● **THE TASK**: Begin with the first line and repeat exactly through the line containing "semantic_se = [0.0, 0.6, 0.5]"; leave every image out.

● **PROVIDED DATA**:
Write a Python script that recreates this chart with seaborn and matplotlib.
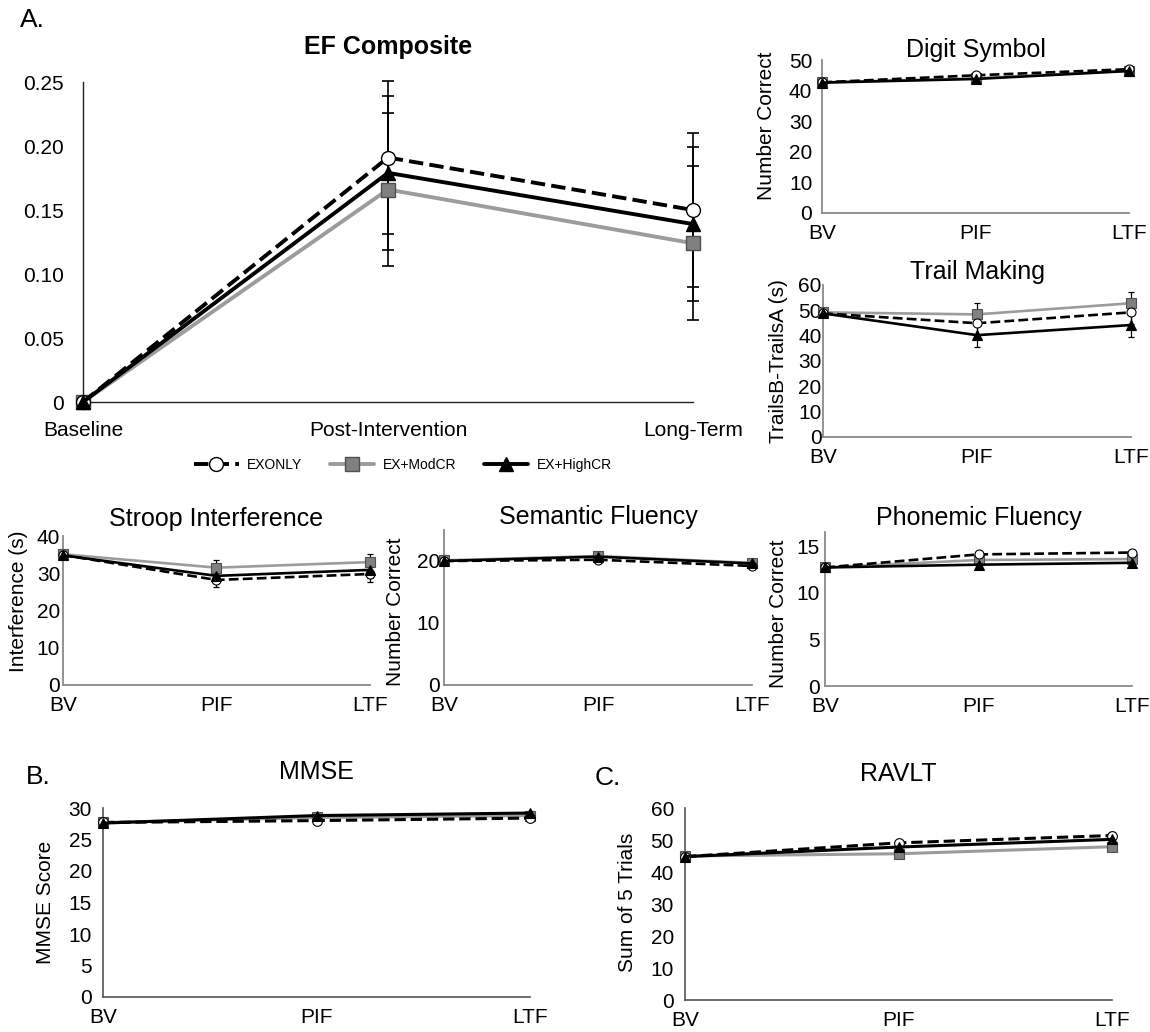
import numpy as np
import pandas as pd
import matplotlib
matplotlib.use("Agg")
import matplotlib.pyplot as plt
import seaborn as sns

# ---------------- data ----------------
groups = ["EXONLY", "EX+ModCR", "EX+HighCR"]
timepoints = ["BV", "PIF", "LTF"]
ef_timepoints = ["Baseline", "Post-Intervention", "Long-Term"]

ef_exonly = [0.0, 0.191, 0.150]
ef_modcr = [0.0, 0.166, 0.124]
ef_highcr = [0.0, 0.179, 0.139]
ef_se = [0.0, 0.060, 0.060]
ef_yticks = [0, 0.05, 0.10, 0.15, 0.20, 0.25]
ef_yticklabels = ["0", "0.05", "0.10", "0.15", "0.20", "0.25"]

digit_exonly = [42.7, 45.0, 47.0]
digit_modcr = [42.7, 44.0, 46.5]
digit_highcr = [42.6, 43.8, 46.4]
digit_se = [0.0, 0.7, 0.7]

trail_exonly = [48.8, 44.9, 49.2]
trail_modcr = [49.2, 48.4, 52.8]
trail_highcr = [48.8, 40.2, 44.2]
trail_se = [0.0, 4.6, 4.6]

stroop_exonly = [34.9, 28.2, 29.8]
stroop_modcr = [35.1, 31.5, 33.0]
stroop_highcr = [34.8, 29.3, 30.9]
stroop_se = [0.0, 2.0, 2.1]

semantic_exonly = [20.0, 20.2, 19.2]
semantic_modcr = [20.1, 20.8, 19.7]
semantic_highcr = [20.0, 20.7, 19.6]
semantic_se = [0.0, 0.6, 0.5]

phonemic_exonly = [12.7, 14.1, 14.3]
phonemic_modcr = [12.7, 13.5, 13.6]
phonemic_highcr = [12.7, 13.0, 13.2]
phonemic_se = [0.0, 0.3, 0.3]

mmse_exonly = [27.7, 28.0, 28.4]
mmse_modcr = [27.7, 28.5, 28.8]
mmse_highcr = [27.6, 28.8, 29.2]
mmse_se = [0.0, 0.3, 0.3]

ravlt_exonly = [44.8, 49.1, 51.4]
ravlt_modcr = [45.0, 45.7, 47.9]
ravlt_highcr = [44.8, 47.8, 50.2]
ravlt_se = [0.0, 1.0, 1.0]

# ---------------- style ----------------
sns.set_theme(style="white")
plt.rcParams["font.family"] = ["Liberation Sans", "DejaVu Sans"]
plt.rcParams["text.color"] = "black"
plt.rcParams["axes.labelcolor"] = "black"
plt.rcParams["xtick.color"] = "black"
plt.rcParams["ytick.color"] = "black"
plt.rcParams["axes.titlecolor"] = "black"
NARROW = ["Liberation Sans Narrow", "Liberation Sans", "DejaVu Sans"]

W, H = 1150, 1032
fig = plt.figure(figsize=(W / 100, H / 100), dpi=100)


def px_axes(l, t, r, b):
    return fig.add_axes([l / W, 1 - b / H, (r - l) / W, (b - t) / H])


styles = {
    "EXONLY": dict(color="black", linestyle="--", marker="o",
                   markerfacecolor="white", markeredgecolor="black"),
    "EX+ModCR": dict(color="#9c9c9c", linestyle="-", marker="s",
                     markerfacecolor="#808080", markeredgecolor="#505050"),
    "EX+HighCR": dict(color="black", linestyle="-", marker="^",
                      markerfacecolor="black", markeredgecolor="black"),
}
zorders = {"EXONLY": 4, "EX+ModCR": 3, "EX+HighCR": 5}


def make_df(ex, mod, high):
    rows = []
    for g, vals in zip(groups, [ex, mod, high]):
        for i, v in enumerate(vals):
            rows.append({"group": g, "x": i, "value": v})
    return pd.DataFrame(rows)


def draw_panel(ax, ex, mod, high, se, lw, ms, mew, ebw, cap):
    df = make_df(ex, mod, high)
    for g in groups:
        sub = df[df["group"] == g]
        xs = sub["x"].to_numpy()
        ys = sub["value"].to_numpy()
        err = np.asarray(se)
        mask = err > 0
        ax.errorbar(xs[mask], ys[mask], yerr=err[mask], fmt="none",
                    ecolor="black", elinewidth=ebw, capsize=cap,
                    capthick=ebw, zorder=2, clip_on=False)
        sns.lineplot(data=sub, x="x", y="value", ax=ax, legend=False,
                     label=g, linewidth=lw, markersize=ms,
                     markeredgewidth=mew, clip_on=False,
                     zorder=zorders[g], **styles[g])
    ax.set_xlim(0, 2)
    ax.set_xlabel("")
    ax.set_ylabel("")


def style_axes(ax, spine_color, spine_w):
    sns.despine(ax=ax)
    for s in ["left", "bottom"]:
        ax.spines[s].set_color(spine_color)
        ax.spines[s].set_linewidth(spine_w)
    ax.tick_params(axis="y", length=0)
    ax.tick_params(axis="x", length=4, width=spine_w, color=spine_color,
                   direction="out")


# ---------------- EF composite ----------------
ax = px_axes(83, 82, 693, 402)
draw_panel(ax, ef_exonly, ef_modcr, ef_highcr, ef_se,
           lw=2.8, ms=10, mew=1.0, ebw=1.2, cap=4)
ax.set_ylim(0, 0.25)
ax.set_yticks(ef_yticks)
ax.set_yticklabels(ef_yticklabels, fontsize=15)
ax.set_xticks([0, 1, 2])
ax.set_xticklabels(ef_timepoints, fontsize=15)
style_axes(ax, "#222222", 1.0)
ax.tick_params(axis="y", pad=14)
ax.tick_params(axis="x", pad=10)
ax.set_title("EF Composite", fontsize=18, fontweight="bold", pad=20)
handles, labels = ax.get_legend_handles_labels()
fig.legend(handles, labels, loc="center", bbox_to_anchor=(403 / W, 1 - 465 / H),
           ncol=3, frameon=False, fontsize=10, handlelength=3.2,
           columnspacing=2.0, handletextpad=0.6)
fig.text(20 / W, 1 - 20 / H, "A.", fontsize=19, va="center", ha="left",
         family=NARROW)

# ---------------- small panels ----------------
small = [
    ("Digit Symbol", (822, 60, 1129, 213),
     (digit_exonly, digit_modcr, digit_highcr, digit_se),
     (0, 50), [0, 10, 20, 30, 40, 50], "Number Correct", (-0.15, 0.57), 2.5, 7),
    ("Trail Making", (823, 285, 1131, 437),
     (trail_exonly, trail_modcr, trail_highcr, trail_se),
     (0, 60), [0, 10, 20, 30, 40, 50, 60], "TrailsB-TrailsA (s)", (-0.114, 0.5), 4.5, 1),
    ("Stroop Interference", (63, 536, 370, 685),
     (stroop_exonly, stroop_modcr, stroop_highcr, stroop_se),
     (0, 40), [0, 10, 20, 30, 40], "Interference (s)", (-0.114, 0.56), 7, 2),
    ("Semantic Fluency", (444, 530, 752, 685),
     (semantic_exonly, semantic_modcr, semantic_highcr, semantic_se),
     (0, 25), [0, 10, 20], "Number Correct", (-0.127, 0.47), 4, 3),
    ("Phonemic Fluency", (825, 532, 1132, 686),
     (phonemic_exonly, phonemic_modcr, phonemic_highcr, phonemic_se),
     (0, 16.5), [0, 5, 10, 15], "Number Correct", (-0.12, 0.47), 5, 4),
]

for title, (l, t, r, b), (ex, mod, high, se), ylim, yt, ylab, lc, tpad, ypad in small:
    ax = px_axes(l, t, r, b)
    draw_panel(ax, ex, mod, high, se, lw=1.9, ms=6.5, mew=0.8, ebw=0.9, cap=2.5)
    ax.set_ylim(*ylim)
    ax.set_yticks(yt)
    ax.set_yticklabels([str(v) for v in yt], fontsize=15)
    ax.set_xticks([0, 1, 2])
    ax.set_xticklabels(timepoints, fontsize=15)
    style_axes(ax, "#8a8a8a", 1.3)
    ax.tick_params(axis="y", pad=ypad)
    ax.tick_params(axis="x", pad=5, length=3)
    ax.set_title(title, fontsize=18, pad=tpad)
    ax.set_ylabel(ylab, fontsize=15)
    ax.yaxis.set_label_coords(*lc)

# ---------------- bottom panels ----------------
bottom = [
    ("MMSE", "B.", (103, 808, 530, 997),
     (mmse_exonly, mmse_modcr, mmse_highcr, mmse_se),
     (0, 30), [0, 5, 10, 15, 20, 25, 30], "MMSE Score", (-0.112, 0.5), 21, (26, 777)),
    ("RAVLT", "C.", (685, 808, 1112, 1000),
     (ravlt_exonly, ravlt_modcr, ravlt_highcr, ravlt_se),
     (0, 60), [0, 10, 20, 30, 40, 50, 60], "Sum of 5 Trials", (-0.112, 0.51), 19.5, (595, 778)),
]

for title, letter, (l, t, r, b), (ex, mod, high, se), ylim, yt, ylab, lc, tpad, (lx, ly) in bottom:
    ax = px_axes(l, t, r, b)
    draw_panel(ax, ex, mod, high, se, lw=2.2, ms=7, mew=0.8, ebw=0.9, cap=2.5)
    ax.set_ylim(*ylim)
    ax.set_yticks(yt)
    ax.set_yticklabels([str(v) for v in yt], fontsize=15, family=NARROW)
    ax.set_xticks([0, 1, 2])
    ax.set_xticklabels(timepoints, fontsize=15, family=NARROW)
    style_axes(ax, "#555555", 1.2)
    ax.tick_params(axis="y", pad=8)
    ax.tick_params(axis="x", pad=4, length=4)
    ax.set_title(title, fontsize=18, pad=tpad, family=NARROW)
    ax.set_ylabel(ylab, fontsize=15)
    ax.yaxis.set_label_coords(*lc)
    fig.text(lx / W, 1 - ly / H, letter, fontsize=19, va="center", ha="left",
             family=NARROW)

fig.savefig("out.png", dpi=100, facecolor="white")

● **RESULT**:
Write a Python script that recreates this chart with seaborn and matplotlib.
import numpy as np
import pandas as pd
import matplotlib
matplotlib.use("Agg")
import matplotlib.pyplot as plt
import seaborn as sns

# ---------------- data ----------------
groups = ["EXONLY", "EX+ModCR", "EX+HighCR"]
timepoints = ["BV", "PIF", "LTF"]
ef_timepoints = ["Baseline", "Post-Intervention", "Long-Term"]

ef_exonly = [0.0, 0.191, 0.150]
ef_modcr = [0.0, 0.166, 0.124]
ef_highcr = [0.0, 0.179, 0.139]
ef_se = [0.0, 0.060, 0.060]
ef_yticks = [0, 0.05, 0.10, 0.15, 0.20, 0.25]
ef_yticklabels = ["0", "0.05", "0.10", "0.15", "0.20", "0.25"]

digit_exonly = [42.7, 45.0, 47.0]
digit_modcr = [42.7, 44.0, 46.5]
digit_highcr = [42.6, 43.8, 46.4]
digit_se = [0.0, 0.7, 0.7]

trail_exonly = [48.8, 44.9, 49.2]
trail_modcr = [49.2, 48.4, 52.8]
trail_highcr = [48.8, 40.2, 44.2]
trail_se = [0.0, 4.6, 4.6]

stroop_exonly = [34.9, 28.2, 29.8]
stroop_modcr = [35.1, 31.5, 33.0]
stroop_highcr = [34.8, 29.3, 30.9]
stroop_se = [0.0, 2.0, 2.1]

semantic_exonly = [20.0, 20.2, 19.2]
semantic_modcr = [20.1, 20.8, 19.7]
semantic_highcr = [20.0, 20.7, 19.6]
semantic_se = [0.0, 0.6, 0.5]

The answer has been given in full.